CHAKRABARTI: And Keystone XL's opponents, I imagine they see it completely differently.
GEEWAX: Well, they say the - they look at the same accident and see it in a completely different light. They say this proves exactly our point, that oil and gas, these fossil fuels, they're part of the past. They're too dangerous. You can't really transport them over long distances. Say what you will about wind turbines. Maybe you don't like the way they look, but they don't blow up. They don't kill 50, 60 people at once. So, you know, the argument is that this proves solar and wind have to be the future, because it's safer. And building this pipeline infrastructure will only set us on this path that continues fossil fuels. So that's their side of the argument.
CHAKRABARTI: Interesting. And, Marilyn, you've reported that either way, the Energy Information Agency says - has said this week that U.S. rail shipments of oil and petroleum are up almost 50 percent from the same time last year. That's a remarkable increase. But I wonder: Is this a case in which both sides might actually be right? The U.S. needs oil. In the short run, a pipeline may be a good way of transporting it. But in the long run, the country also needs to develop alternative energy sources, as well. So has this Quebec tragedy highlighted, basically, the twofold challenge when it comes to America's energy future?

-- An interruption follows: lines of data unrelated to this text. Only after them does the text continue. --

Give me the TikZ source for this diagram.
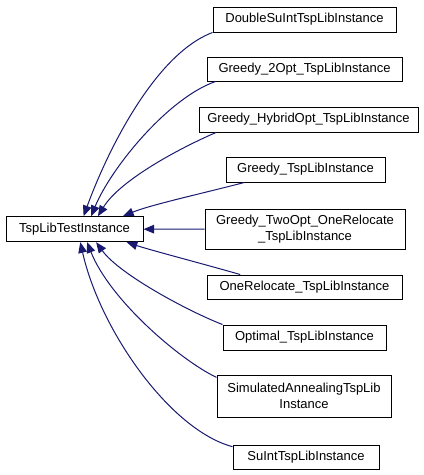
\documentclass[tikz,border=0pt]{standalone}
\usepackage{fontspec}
\setmainfont{Liberation Sans}
\usetikzlibrary{arrows.meta}
\definecolor{edgeblue}{HTML}{191970}
\begin{document}
\begin{tikzpicture}[x=0.75pt,y=-0.75pt,
  cls/.style={draw=black, line width=0.75pt, inner sep=0pt, align=center,
    font=\fontsize{9.75pt}{12pt}\selectfont, minimum height=25*0.75pt},
  inh/.style={draw=edgeblue, line width=0.75pt,
    -{Triangle[length=8pt,width=6.5pt,fill=edgeblue]}}]
\useasboundingbox (0,0) rectangle (424,475);
\node[cls, minimum width=137*0.75pt] (A) at (74.5,229.2) {TspLibTestInstance};
\node[cls, minimum width=183*0.75pt] (B1) at (304.5,19.5) {DoubleSuIntTspLibInstance};
\node[cls, minimum width=195*0.75pt, minimum height=24*0.75pt] (B2) at (304.5,69) {Greedy\_2Opt\_TspLibInstance};
\node[cls, minimum width=219*0.75pt] (B3) at (308.5,119.5) {Greedy\_HybridOpt\_TspLibInstance};
\node[cls, minimum width=159*0.75pt] (B4) at (305.5,169.5) {Greedy\_TspLibInstance};
\node[cls, minimum width=200*0.75pt, minimum height=40*0.75pt] (B5) at (305,229) {Greedy\_TwoOpt\_OneRelocate\\\_TspLibInstance};
\node[cls, minimum width=195*0.75pt, minimum height=24*0.75pt] (B6) at (304.5,287) {OneRelocate\_TspLibInstance};
\node[cls, minimum width=163*0.75pt] (B7) at (304.5,337.5) {Optimal\_TspLibInstance};
\node[cls, minimum width=174*0.75pt, minimum height=42*0.75pt] (B8) at (304,396) {SimulatedAnnealingTspLib\\Instance};
\node[cls, minimum width=146*0.75pt, minimum height=24*0.75pt] (B9) at (306,457) {SuIntTspLibInstance};

\draw[inh] (B1.south west) .. controls (153,55) and (105,157) .. (A.55);
\draw[inh] (B2.188) .. controls (168,98) and (111,168) .. (A.38);
\draw[inh] (B3.188) .. controls (180,148) and (120,180) .. (A.29);
\draw[inh] (B4.192) .. controls (200,194) and (150,205) .. (A.15);
\draw[inh] (B5.west) -- (A.east);
\draw[inh] (B6.169) .. controls (200,263) and (150,250) .. (A.-14);
\draw[inh] (B7.171) .. controls (190,312) and (120,275) .. (A.-31);
\draw[inh] (B8.168) .. controls (180,360) and (110,300) .. (A.-46);
\draw[inh] (B9.172) .. controls (170,430) and (100,330) .. (A.-66);
\end{tikzpicture}
\end{document}
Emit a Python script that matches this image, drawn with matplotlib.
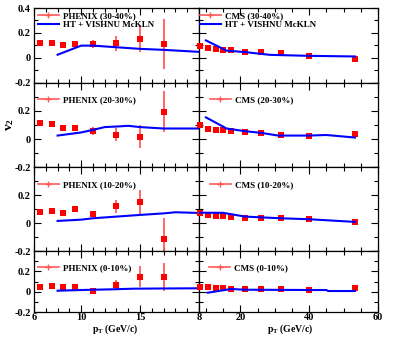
import numpy as np
import matplotlib as mpl
mpl.use('Agg')
import matplotlib.pyplot as plt
from matplotlib.lines import Line2D

plt.rcParams['font.family'] = ['Liberation Serif', 'DejaVu Serif']
plt.rcParams['font.weight'] = 'bold'
plt.rcParams['mathtext.fontset'] = 'custom'
plt.rcParams['mathtext.rm'] = 'Liberation Serif:bold'
plt.rcParams['mathtext.it'] = 'Liberation Serif:bold'

# ---- data ----
centralities = ['30-40%', '20-30%', '10-20%', '0-10%']

phenix_pt = [6.5, 7.5, 8.5, 9.5, 11, 13, 15, 17]
phenix_v2 = [
    [0.123, 0.123, 0.107, 0.115, 0.110, 0.117, 0.155, 0.110],
    [0.112, 0.107, 0.083, 0.078, 0.057, 0.033, 0.019, 0.195],
    [0.083, 0.088, 0.076, 0.102, 0.069, 0.121, 0.152, -0.114],
    [0.044, 0.057, 0.047, 0.044, 0.004, 0.067, 0.147, 0.147],
]
phenix_err = [
    [0.008, 0.008, 0.015, 0.022, 0.030, 0.060, 0.105, 0.200],
    [0.008, 0.008, 0.015, 0.020, 0.028, 0.045, 0.080, 0.146],
    [0.008, 0.008, 0.015, 0.020, 0.020, 0.046, 0.083, 0.150],
    [0.008, 0.008, 0.012, 0.020, 0.030, 0.050, 0.103, 0.140],
]

cms_pt = [8.3, 10.5, 13, 15, 17.3, 21.4, 26.1, 31.7, 40.1, 53.3]
cms_v2 = [
    [0.098, 0.077, 0.067, 0.064, 0.059, 0.050, 0.048, 0.037, 0.013, -0.008],
    [0.100, 0.071, 0.064, 0.064, 0.057, 0.048, 0.045, 0.033, 0.021, 0.040],
    [0.074, 0.060, 0.052, 0.050, 0.045, 0.040, 0.036, 0.040, 0.029, 0.010],
    [0.050, 0.047, 0.037, 0.034, 0.027, 0.030, 0.030, 0.027, 0.020, 0.037],
]
cms_err = [0.004, 0.004, 0.004, 0.005, 0.005, 0.005, 0.006, 0.006, 0.008, 0.012]

# HT + VISHNU McKLN curves
model_l_pt = [
    [8, 10, 11, 13, 15, 17, 20],
    [8, 10, 11, 12, 13, 14, 15, 17, 20],
    [8, 10, 11, 13, 15, 17, 18, 20],
    [8, 10, 12.7, 14.4, 17, 20],
]
model_l_v2 = [
    [0.025, 0.098, 0.098, 0.085, 0.072, 0.064, 0.048],
    [0.026, 0.048, 0.066, 0.086, 0.090, 0.095, 0.086, 0.076, 0.076],
    [0.017, 0.026, 0.036, 0.048, 0.060, 0.071, 0.079, 0.074],
    [0.010, 0.017, 0.024, 0.030, 0.032, 0.034],
]
model_r_pt = [
    [10, 16, 21.4, 28.6, 40, 53.3],
    [10, 16, 21.4, 26.1, 31, 40, 45, 53.3],
    [8, 15, 21.4, 31.7, 40, 53.3],
    [10.5, 17.3, 21.4, 40, 45, 45.5, 53.3],
]
model_r_v2 = [
    [0.140, 0.058, 0.046, 0.024, 0.016, 0.011],
    [0.155, 0.076, 0.057, 0.045, 0.026, 0.026, 0.030, 0.012],
    [0.076, 0.075, 0.048, 0.036, 0.029, 0.010],
    [-0.010, 0.027, 0.020, 0.017, 0.017, 0.007, 0.007],
]

model_label = 'HT + VISHNU McKLN'

# ---- figure ----
W, H = 399, 337
fig = plt.figure(figsize=(W / 100, H / 100), dpi=100)
gs = fig.add_gridspec(4, 2, left=34 / W, right=378 / W, top=1 - 8 / H,
                      bottom=1 - 312 / H, height_ratios=[75, 85, 84, 61],
                      width_ratios=[165, 179], hspace=0, wspace=0)

red = '#ff0000'
ebar = '#ff5a5a'
blue = '#0000ff'
fs_tick = 7.5
fs_leg = 6.5

leg_y = [0.95, 0.84, 0.845, 0.785]
leg_xr = [0.006, 0.061, 0.061, 0.058]


def style(ax):
    ax.tick_params(which='both', direction='in', top=True, right=True,
                   labelsize=fs_tick, width=0.8)
    ax.tick_params(which='major', length=5)
    ax.tick_params(which='minor', length=2.8)
    ax.tick_params(axis='x', pad=0.5)
    ax.tick_params(axis='y', pad=2.5)
    for s in ax.spines.values():
        s.set_linewidth(0.9)
    ax.set_ylim(-0.2, 0.4)
    ax.set_yticks([-0.2, 0, 0.2, 0.4])
    ax.set_yticks(np.arange(-0.2, 0.41, 0.1), minor=True)


for i in range(4):
    axl = fig.add_subplot(gs[i, 0])
    axr = fig.add_subplot(gs[i, 1])
    style(axl)
    style(axr)

    # left: PHENIX
    axl.errorbar(phenix_pt, phenix_v2[i], yerr=phenix_err[i], fmt='none',
                 ecolor=ebar, elinewidth=1.3, capsize=0, zorder=2)
    axl.plot(phenix_pt, phenix_v2[i], 's', color=red, ms=3.8, mew=0, zorder=3)
    axl.plot(model_l_pt[i], model_l_v2[i], color=blue, lw=1.5, zorder=4)
    axl.set_xlim(6, 20)
    axl.set_xticks([6, 10, 15, 20])
    axl.set_xticks(range(7, 20), minor=True)

    # right: CMS
    axr.errorbar(cms_pt, cms_v2[i], yerr=cms_err, fmt='none',
                 ecolor=ebar, elinewidth=1.3, capsize=0, zorder=2)
    axr.plot(cms_pt, cms_v2[i], 's', color=red, ms=3.8, mew=0, zorder=3,
             clip_on=False)
    axr.plot(model_r_pt[i], model_r_v2[i], color=blue, lw=1.5, zorder=4)
    axr.set_xlim(8, 60)
    axr.set_xticks([8, 20, 40, 60])
    axr.set_xticks([10, 15, 25, 30, 35, 45, 50, 55], minor=True)
    axr.set_yticklabels([])

    if i == 0:
        axl.set_yticklabels(['-0.2', '0', '0.2', '0.4'])
    else:
        axl.set_yticklabels(['-0.2', '0', '0.2', ''])

    if i == 3:
        axl.set_xticklabels(['6', '10', '15', ''])
        axr.set_xticklabels(['8', '20', '40', '60'])
    else:
        axl.set_xticklabels([])
        axr.set_xticklabels([])

    # legends
    ph = Line2D([], [], color=ebar, lw=1.2, marker='+', ms=4, mew=1)
    mh = Line2D([], [], color=blue, lw=1.5)
    hl = [ph, mh] if i == 0 else [ph]
    ll = ['PHENIX (%s)' % centralities[i]] + ([model_label] if i == 0 else [])
    axl.legend(hl, ll, loc='upper left', bbox_to_anchor=(0.024, leg_y[i]),
               frameon=False, fontsize=fs_leg, borderpad=0, borderaxespad=0,
               handlelength=2.3, handletextpad=0.45, labelspacing=0.12)
    hr = [ph, mh] if i == 0 else [ph]
    lr = ['CMS (%s)' % centralities[i]] + ([model_label] if i == 0 else [])
    axr.legend(hr, lr, loc='upper left', bbox_to_anchor=(leg_xr[i], leg_y[i]),
               frameon=False, fontsize=fs_leg, borderpad=0, borderaxespad=0,
               handlelength=2.3, handletextpad=0.45, labelspacing=0.12)

fig.text(10 / W, 1 - 125 / H, r'$\mathrm{v_2}$', rotation=90, fontsize=9.5,
         ha='center', va='center')
fig.text(115 / W, 1 - 329 / H, r'$\mathrm{p_T}$ (GeV/c)', fontsize=7,
         ha='center', va='center')
fig.text(290 / W, 1 - 329 / H, r'$\mathrm{p_T}$ (GeV/c)', fontsize=7,
         ha='center', va='center')

fig.savefig('out.png', dpi=100)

GEEWAX: That's exactly the problem. The pipeline can be built pretty quickly, when you think about it. I mean, it's a 36-inch pipe. It's, you know, just a matter of hooking it all up, and parts of it already exist. So the company that wants to build it says that they can do it and have it all in place by 2015, if they just get the green light from the White House this summer or perhaps this fall. So they say this is fast. We'll handle it, and it'll be safer. The other people say, long term, it's such a problem.
The thing for the White House, what really is in front of President Obama is that this is a tough decision, because his supporters, the base - a lot of liberals, a lot of environmentalists - are very opposed to this. They don't want a pipeline built. But at the same time, the president really does want to create jobs. And if you're in the pipefitters union, you might really want to see those pipelines built.
CHAKRABARTI: Yeah. Well, Marilyn Geewax is a senior business editor at NPR. Marilyn, thank you.